## Begin

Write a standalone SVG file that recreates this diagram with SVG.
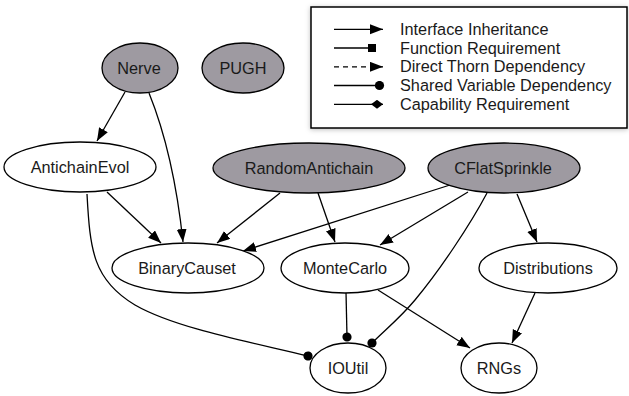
<svg xmlns="http://www.w3.org/2000/svg" width="629" height="396" viewBox="0 0 629 396">
<defs>
<style>
.n{stroke:#000;stroke-width:1.3}
.g{fill:#9e9aa1}
.w{fill:#fff}
text{font-family:"Liberation Sans",Arial,Helvetica,sans-serif;font-size:16.3px;fill:#1a1a1a}
.c{text-anchor:middle}
.e{fill:none;stroke:#000;stroke-width:1.3}
.arr{marker-end:url(#ah)}
.dot{marker-end:url(#dh)}
</style>
<marker id="ah" markerUnits="userSpaceOnUse" markerWidth="14" markerHeight="11" refX="13" refY="5" orient="auto"><path d="M0,0 L13,5 L0,10 z" fill="#000"/></marker>
<marker id="dh" markerUnits="userSpaceOnUse" markerWidth="10" markerHeight="10" refX="5" refY="5" orient="auto"><circle cx="5" cy="5" r="4.6" fill="#000"/></marker>
<marker id="sq" markerUnits="userSpaceOnUse" markerWidth="9" markerHeight="9" refX="8" refY="4" orient="auto"><rect x="0" y="0" width="8" height="8" fill="#000"/></marker>
<marker id="dm" markerUnits="userSpaceOnUse" markerWidth="13" markerHeight="10" refX="12" refY="4.5" orient="auto"><path d="M0,4.5 L6,0 L12,4.5 L6,9 z" fill="#000"/></marker>
<filter id="sh" x="-5%" y="-10%" width="110%" height="125%"><feDropShadow dx="0" dy="1" stdDeviation="2.5" flood-color="#000" flood-opacity="0.25"/></filter>
</defs>
<rect width="629" height="396" fill="#fff"/>

<g id="legend">
<rect x="311" y="7" width="316" height="121" fill="#fff" stroke="#000" stroke-width="1.5" filter="url(#sh)"/>
<path class="e arr" d="M334,29.3 L383,29.3"/>
<path class="e" d="M334,48 L376,48" marker-end="url(#sq)"/>
<path class="e arr" d="M334,66.8 L383,66.8" stroke-dasharray="5,4"/>
<path class="e" d="M334,85.5 L379.5,85.5" marker-end="url(#dh)"/>
<path class="e" d="M334,104.3 L383,104.3" marker-end="url(#dm)"/>
<text x="400" y="34.8">Interface Inheritance</text>
<text x="400" y="53.5">Function Requirement</text>
<text x="400" y="72.3">Direct Thorn Dependency</text>
<text x="400" y="91">Shared Variable Dependency</text>
<text x="400" y="109.8">Capability Requirement</text>
</g>

<g id="edges">
<path class="e arr" d="M125,92 L97,141"/>
<path class="e arr" d="M149,93 C168,140 178,195 183,242"/>
<path class="e arr" d="M107,192 L161,243"/>
<path class="e dot" d="M87,194 C90,250 93,280 135,305 C175,328 250,342 308,356"/>
<path class="e arr" d="M280,193 L217,243"/>
<path class="e arr" d="M318,193 L335,242"/>
<path class="e arr" d="M450,185 L243,251"/>
<path class="e arr" d="M468,192 L380,245"/>
<path class="e dot" d="M487,193 C470,225 440,270 415,300 C400,318 385,330 372,343"/>
<path class="e arr" d="M517,194 L537,242"/>
<path class="e dot" d="M346,292 L347,337"/>
<path class="e arr" d="M378,290 L470,348"/>
<path class="e arr" d="M535,293 L512,343"/>
</g>

<g id="Nerve"><ellipse class="n g" cx="140" cy="68" rx="38" ry="25"/><text class="c" x="139" y="73.5">Nerve</text></g>
<g id="PUGH"><ellipse class="n g" cx="243" cy="68" rx="41" ry="25"/><text class="c" x="243" y="73.5">PUGH</text></g>
<g id="AntichainEvol"><ellipse class="n w" cx="80" cy="167" rx="76" ry="25"/><text class="c" x="80" y="172.5">AntichainEvol</text></g>
<g id="RandomAntichain"><ellipse class="n g" cx="309" cy="168" rx="96" ry="25"/><text class="c" x="309" y="173.5">RandomAntichain</text></g>
<g id="CFlatSprinkle"><ellipse class="n g" cx="504" cy="168" rx="76" ry="25"/><text class="c" x="503" y="173.5">CFlatSprinkle</text></g>
<g id="BinaryCauset"><ellipse class="n w" cx="188" cy="268" rx="76" ry="25"/><text class="c" x="187" y="273.5">BinaryCauset</text></g>
<g id="MonteCarlo"><ellipse class="n w" cx="345" cy="268" rx="64" ry="25"/><text class="c" x="345" y="273.5">MonteCarlo</text></g>
<g id="Distributions"><ellipse class="n w" cx="548" cy="268" rx="69" ry="25"/><text class="c" x="548" y="273.5">Distributions</text></g>
<g id="IOUtil"><ellipse class="n w" cx="348" cy="368" rx="38" ry="25"/><text class="c" x="348" y="373.5">IOUtil</text></g>
<g id="RNGs"><ellipse class="n w" cx="499" cy="368" rx="38" ry="25"/><text class="c" x="499" y="373.5">RNGs</text></g>
</svg>
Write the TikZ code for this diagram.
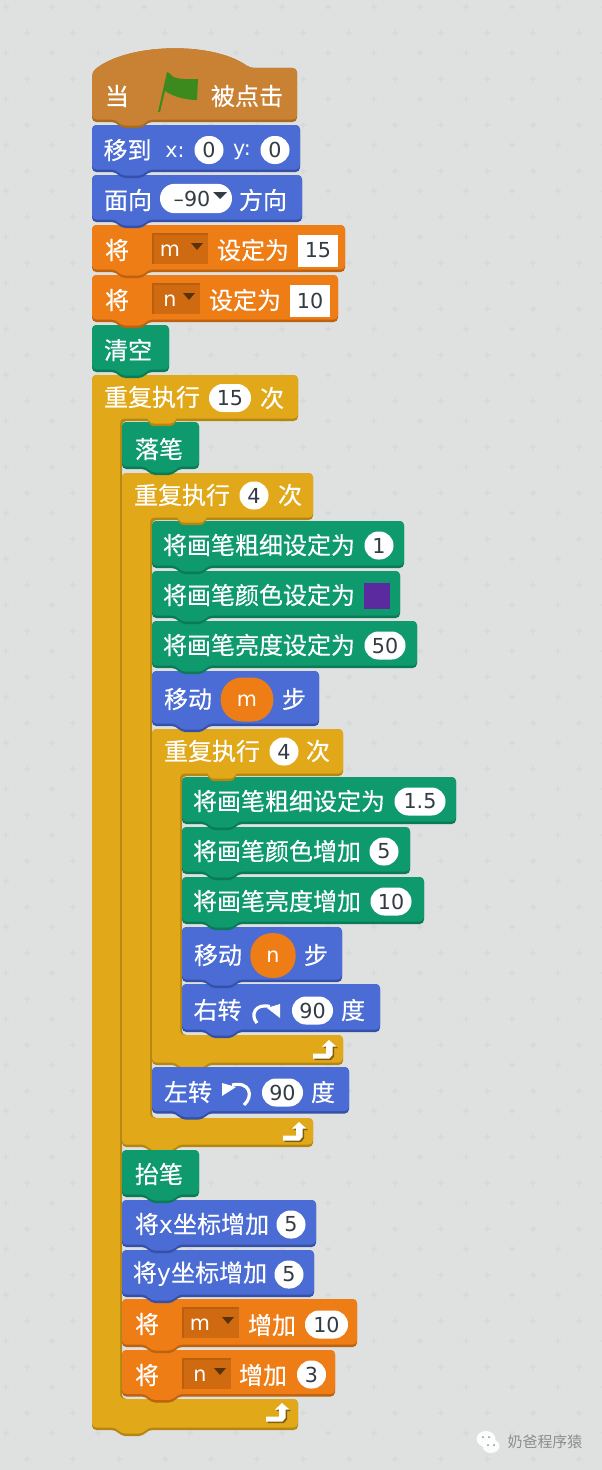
\documentclass[tikz,border=0pt]{standalone}
\usepackage{fontspec}
\setmainfont{Noto Sans CJK SC}[FakeBold=0.35]
\newfontfamily\wmfont{Noto Sans CJK SC}
\newfontfamily\latn{DejaVu Sans}
\definecolor{bgc}{HTML}{DFE1E1}
\definecolor{plusc}{HTML}{D7D9D9}
\definecolor{hatM}{HTML}{C98233}\definecolor{hatD}{HTML}{A96A22}
\definecolor{motM}{HTML}{4A6CD4}\definecolor{motD}{HTML}{3550A8}
\definecolor{penM}{HTML}{0E9A6C}\definecolor{penD}{HTML}{0B7A56}
\definecolor{datM}{HTML}{EE7D16}\definecolor{datD}{HTML}{BD6210}
\definecolor{ctlM}{HTML}{E1A91A}\definecolor{ctlD}{HTML}{B58712}
\definecolor{ddM}{HTML}{CF6A10}
\definecolor{ddT}{HTML}{5A3208}
\definecolor{ink}{HTML}{333B45}
\definecolor{wm}{HTML}{8C8E8E}
\definecolor{purp}{HTML}{5B2A9E}
\definecolor{flagc}{HTML}{3C8A1E}
\tikzset{
 x=.75pt,y=-.75pt,
 lab/.style={text=white,font=\fontsize{18}{19}\selectfont,inner sep=0pt,anchor=center},
 latlab/.style={text=white,font=\latn\fontsize{15.5}{18}\selectfont,inner sep=0pt,anchor=center,text height=11pt},
 oval/.style={fill=white,text=ink,font=\latn\fontsize{15.5}{18}\selectfont,inner sep=0pt,minimum height=21pt,rounded corners=10.4pt},
 ddbox/.style={text=white,font=\latn\fontsize{15.5}{18}\selectfont,inner sep=0pt,text height=11pt},
 tbox/.style={fill=white,text=ink,font=\latn\fontsize{15.5}{18}\selectfont,inner sep=0pt},
 varoval/.style={fill=datM,text=white,font=\latn\fontsize{15.5}{18}\selectfont,inner sep=0pt,text height=11pt,rounded corners=16pt},
}
% tab outline helper: x, y of bottom edge
\newcommand\blkpath[3]{(0,0) -- (#1,0) -- (#1,#2) -- (56,#2) -- (51,#2+#3) -- (29,#2+#3) -- (24,#2) -- (0,#2) -- cycle}
% block: x y w h main dark
\newcommand\blk[6]{\begin{scope}[shift={(#1,#2)}]
 \fill[#6,rounded corners=3.2pt] \blkpath{#3}{#4}{6};
 \fill[#5,rounded corners=3.2pt] \blkpath{#3}{#4-2.5}{6};
\end{scope}}
% C block: x y w headh inner-end foot-bottom (absolute heights relative to y) footw
\newcommand\cblk[7]{\begin{scope}[shift={(#1,#2)}]
 \fill[ctlD,rounded corners=3.2pt] (0,0) -- (#3,0) -- (#3,#4) -- (30,#4) -- (30,#5) -- (#7,#5) -- (#7,#6) -- (56,#6) -- (51,#6+6) -- (29,#6+6) -- (24,#6) -- (0,#6) -- cycle;
 \fill[ctlM,rounded corners=3.2pt] (0,0) -- (#3,0) -- (#3,#4-2.5) -- (28,#4-2.5) -- (28,#5) -- (#7,#5) -- (#7,#6-2.5) -- (56,#6-2.5) -- (51,#6+3.5) -- (29,#6+3.5) -- (24,#6-2.5) -- (0,#6-2.5) -- cycle;
\end{scope}}
% header tab over the first child: x of child, y(bottom of header)
\newcommand\ctab[2]{\begin{scope}[shift={(#1,#2)}]
 \fill[ctlD,rounded corners=2pt] (24,-3) -- (29,5) -- (51,5) -- (56,-3) -- cycle;
 \fill[ctlM,rounded corners=2pt] (24,-4) -- (29,2.5) -- (51,2.5) -- (56,-4) -- cycle;
\end{scope}}
\newcommand\tlab[4]{\node[lab] (#1) at (#2,#3) {#4};}
\newcommand\llab[4]{\node[latlab] (#1) at (#2,#3) {#4};}
\newcommand\val[5]{\node[oval,minimum width=#4*.75pt] (#1) at (#2,#3) {#5};}
% dropdown: name x1 x2 y-center text
\newcommand\dd[5]{\fill[ddM!90!black] (#2,#4-16) rectangle (#3,#4+15);
 \fill[ddM] (#2+1.5,#4-14) rectangle (#3,#4+15);
 \node[ddbox,anchor=center] (#1) at (#2+18,#4+.5) {#5};
 \fill[ddT] (#3-17,#4-6) -- (#3-5,#4-6) -- (#3-11,#4+1) -- cycle;}
\newcommand\looparrow[2]{\begin{scope}[shift={(#1,#2)}]
 \fill[ctlD!70!black,shift={(1.5,1.5)}] (0,13.5) -- (13,13.5) -- (13,6.5) -- (9,6.5) -- (16,0) -- (23.5,6.5) -- (19.5,6.5) -- (19.5,15) -- (16.5,18.5) -- (0,18.5) -- cycle;
 \fill[white] (0,13.5) -- (13,13.5) -- (13,6.5) -- (9,6.5) -- (16,0) -- (23.5,6.5) -- (19.5,6.5) -- (19.5,15) -- (16.5,18.5) -- (0,18.5) -- cycle;
\end{scope}}
\begin{document}
\begin{tikzpicture}
\useasboundingbox (0,0) rectangle (602,1470);
\fill[bgc] (0,0) rectangle (602,1470);
% background pattern
\foreach \i in {0,...,13}{\foreach \j in {0,...,32}{
 \pgfmathsetmacro\ax{27+46*\i}\pgfmathsetmacro\ay{-13+46*\j}
 \pgfmathsetmacro\bx{6+46*\i}\pgfmathsetmacro\by{7+46*\j}
 \fill[plusc] (\ax-3,\ay-.6) rectangle (\ax+3,\ay+.6) (\ax-.6,\ay-3) rectangle (\ax+.6,\ay+3)
              (\bx-3,\by-.6) rectangle (\bx+3,\by+.6) (\bx-.6,\by-3) rectangle (\bx+.6,\by+3);
}}
% ---- C-blocks first (outermost first)
\cblk{92}{375}{206}{46}{1024}{1055}{206}
\cblk{122}{473}{191}{47}{645}{674}{191}
\cblk{152}{729}{191}{47}{306}{336}{191}
% ---- children, bottom to top
\blk{122}{1350}{213}{46.5}{datM}{datD}
\blk{122}{1299}{235}{48}{datM}{datD}
\blk{122}{1250}{192}{47}{motM}{motD}
\blk{122}{1200}{194}{47}{motM}{motD}
\blk{122}{1150}{77}{47}{penM}{penD}
\blk{152}{1067}{197}{46.5}{motM}{motD}
\blk{182}{984}{198}{48}{motM}{motD}
\blk{182}{927}{160}{55}{motM}{motD}
\blk{182}{877}{242}{47}{penM}{penD}
\blk{182}{827}{228}{47}{penM}{penD}
\blk{182}{777}{274}{47}{penM}{penD}
\ctab{182}{776}
\blk{152}{671}{167}{55}{motM}{motD}
\blk{152}{621}{265}{47}{penM}{penD}
\blk{152}{571}{248}{47}{penM}{penD}
\blk{152}{521}{252}{47}{penM}{penD}
\ctab{152}{520}
\blk{122}{422}{77}{47}{penM}{penD}
\ctab{122}{421}
% ---- top stack, bottom to top
\blk{92}{325}{77}{47}{penM}{penD}
\blk{92}{275}{246}{47}{datM}{datD}
\blk{92}{225}{253}{47}{datM}{datD}
\blk{92}{175}{210}{47}{motM}{motD}
\blk{92}{125}{208}{47}{motM}{motD}
% hat
\begin{scope}[shift={(92,0)}]
 \fill[hatD,rounded corners=3.2pt] (0,72) .. controls (35,43) and (120,41) .. (158,68) -- (205,68) -- (205,122) -- (56,122) -- (51,128) -- (29,128) -- (24,122) -- (0,122) -- cycle;
 \fill[hatM,rounded corners=3.2pt] (0,72) .. controls (35,43) and (120,41) .. (158,68) -- (205,68) -- (205,119.5) -- (56,119.5) -- (51,125.5) -- (29,125.5) -- (24,119.5) -- (0,119.5) -- cycle;
\end{scope}
% texts
\tlab{t01}{117}{96}{当}
\fill[flagc] (158,112) -- (167,72) -- (169,73) .. controls (172,78) and (180,80) .. (198,79) -- (197,100) .. controls (186,100) and (174,97) .. (165,91) -- (160,112) -- cycle;
\tlab{t02}{247}{96}{被点击}
\tlab{t03}{127.5}{150}{移到}
\llab{t04}{175}{150}{x:}
\val{v01}{209}{150}{29}{0}
\llab{t05}{242}{150}{y:}
\val{v02}{275}{150}{29}{0}
\tlab{t06}{128}{200}{面向}
\node[oval,minimum width=54pt,minimum height=22pt,rounded corners=10.9pt] (v03) at (196,198.5) {};
\node[text=ink,font=\latn\fontsize{15.5}{18}\selectfont,inner sep=0pt] (v03t) at (192,199) {–90};
\fill[ink] (213,192) -- (227,192) -- (220,199) -- cycle;
\tlab{t07}{263}{200}{方向}
\tlab{t08}{117}{250}{将}
\dd{d01}{152}{208}{249}{m}
\tlab{t09}{253}{250}{设定为}
\node[tbox,minimum width=29.5pt,minimum height=24pt] (v04) at (318,250.5) {15};
\tlab{t10}{117}{300}{将}
\dd{d02}{152}{200}{299}{n}
\tlab{t11}{245}{300}{设定为}
\node[tbox,minimum width=29.5pt,minimum height=24pt] (v05) at (310,300.5) {10};
\tlab{t12}{128}{350}{清空}
\tlab{t13}{152}{397}{重复执行}
\val{v06}{230}{398}{42}{15}
\tlab{t14}{272}{398}{次}
\tlab{t15}{159}{449}{落笔}
\tlab{t16}{182}{495}{重复执行}
\val{v07}{254}{495.5}{29}{4}
\tlab{t17}{290}{495}{次}
\tlab{t18}{259}{545}{将画笔粗细设定为}
\val{v08}{379}{545.5}{29}{1}
\tlab{t19}{259}{595}{将画笔颜色设定为}
\fill[purp] (364,583) rectangle (390,609);
\tlab{t20}{259}{645}{将画笔亮度设定为}
\val{v09}{385}{645.5}{41}{50}
\tlab{t21}{188}{699}{移动}
\node[varoval,minimum width=39.5pt,minimum height=33pt] (v10) at (247,699.5) {m};
\tlab{t22}{294}{699}{步}
\tlab{t23}{212}{751}{重复执行}
\val{v11}{284}{751.5}{29}{4}
\tlab{t24}{318}{751}{次}
\tlab{t25}{289}{801}{将画笔粗细设定为}
\val{v12}{420}{801.5}{51}{1.5}
\tlab{t26}{277}{851}{将画笔颜色增加}
\val{v13}{384}{851.5}{29}{5}
\tlab{t27}{277}{901}{将画笔亮度增加}
\val{v14}{391}{901.5}{41}{10}
\tlab{t28}{218}{955}{移动}
\node[varoval,minimum width=34pt,minimum height=33.5pt] (v15) at (273,955.5) {n};
\tlab{t29}{316}{955}{步}
\tlab{t30}{217.5}{1010}{右转}
% clockwise icon
\draw[white,line width=2.4pt] (257,1023) .. controls (250,1015) and (255,1003) .. (270,1006.5);
\fill[white] (280,1004) -- (267,1008) -- (280,1018) -- cycle;
\val{v16}{312.5}{1010.5}{41}{90}
\tlab{t31}{353}{1010}{度}
\looparrow{313}{1040}
\tlab{t32}{188}{1092}{左转}
% anti-clockwise icon
\draw[white,line width=2.4pt] (232,1085) .. controls (250,1081) and (254,1096) .. (244,1105);
\fill[white] (222,1083) -- (236,1087) -- (222,1096) -- cycle;
\val{v17}{282.5}{1092.5}{41}{90}
\tlab{t33}{323}{1092}{度}
\looparrow{283}{1122}
\tlab{t34}{159}{1174}{抬笔}
\tlab{t35}{202}{1224}{将{\latn x}坐标增加}
\val{v18}{291}{1224.5}{29}{5}
\tlab{t36}{200}{1274}{将{\latn y}坐标增加}
\val{v19}{289}{1274.5}{29}{5}
\tlab{t37}{147}{1324}{将}
\dd{d03}{182}{239}{1323}{m}
\tlab{t38}{272}{1325}{增加}
\val{v20}{326.5}{1324.5}{43}{10}
\tlab{t39}{147}{1375}{将}
\dd{d04}{182}{231}{1374}{n}
\tlab{t40}{263}{1375}{增加}
\val{v21}{311.5}{1374.5}{29}{3}
\looparrow{266}{1403}
% watermark
\fill[white,opacity=.9] (486,1439) ellipse (9.5 and 8);
\fill[white,opacity=.9] (491,1446) ellipse (8.5 and 7);
\fill[wm] (483,1437) circle (1) (489,1437) circle (1) (488,1445) circle (1) (494,1445) circle (1);
\node[text=wm,font=\wmfont\fontsize{11.2}{12}\selectfont,inner sep=0pt] (w1) at (545,1442) {奶爸程序猿};
\end{tikzpicture}
\end{document}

## End

● **What this task involves**: Lines from the records above that hold "diagram" are the ones to list.

● **Written solution**:
Write a standalone SVG file that recreates this diagram with SVG.
Write the TikZ code for this diagram.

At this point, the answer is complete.